Eventually our class was moved back to the main church again, this time to a beautiful room with a thick red rug, stained glass windows and wonderful walls where we could practice our yoga poses. We had everything we needed except a place to store props.
After moving back into the main church area, somehow I injured my right shoulder very badly.
For years, I had been teaching primarily vinyasa yoga, where you flow from one pose to another. I could make my flow harder or I could make it easier, but it felt really really good until I hurt my shoulder.
I could not do a single down dog or a single full body plank pose.
I realized at the time that I had to do everything differently.
Plus, I was getting older and by now my students were also getting older.
Even those of us who had been able to do a pretty challenging vinyasa flow wanted and needed something different.
By then, I had not just five teacher trainings under my belt, I had also attended countless yoga conventions and workshops. I was fortunate enough to hear that Lillah Schwarz was holding a yoga retreat the summer I hurt my shoulder. Even though I had helped countless other clients heal their own shoulders after injuries, now I needed help to learn how to teach my yoga differently.
I attended the yoga retreat with Lillah, then her seminar on yoga for healing the back and became the first person to sign up for her 2012 yoga teacher training.
When I showed up for her 2012 yoga teacher training that February, I was expecting to be just another 200 hour student.

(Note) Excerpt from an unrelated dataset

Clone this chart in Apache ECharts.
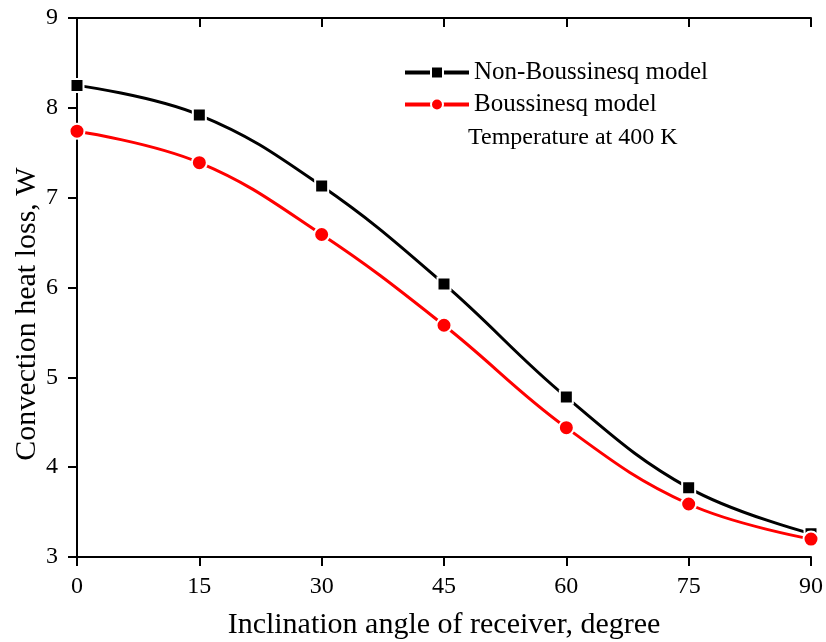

As a younger person, I felt that I knew everything.
Now that I had reached the ripe age of 53, I felt like I knew nothing – maybe I knew actually a little bit, but I had changed my whole mental outlook. I was open to learning and eager to learn. I wanted to hear not just how to heal my own shoulder but also how to teach yoga the rest of my life, as I had seen videos of xxxx V. Scaravali, a long time student of Mr. Iyengar, teaching yoga well into her 90s. I had decided that I wanted to be like V. Scaravali and teach yoga into my 90s, and at that point had about 37 years to go.
Lillah was 60 and had been teaching for 30 years.
I was 53 and had been teaching for 16 years.
I liked the fact that her approach was totally different from mine, and yet very very intelligent, very thorough, very kind and tough at the same time.
Here was a woman I could really learn from, I thought.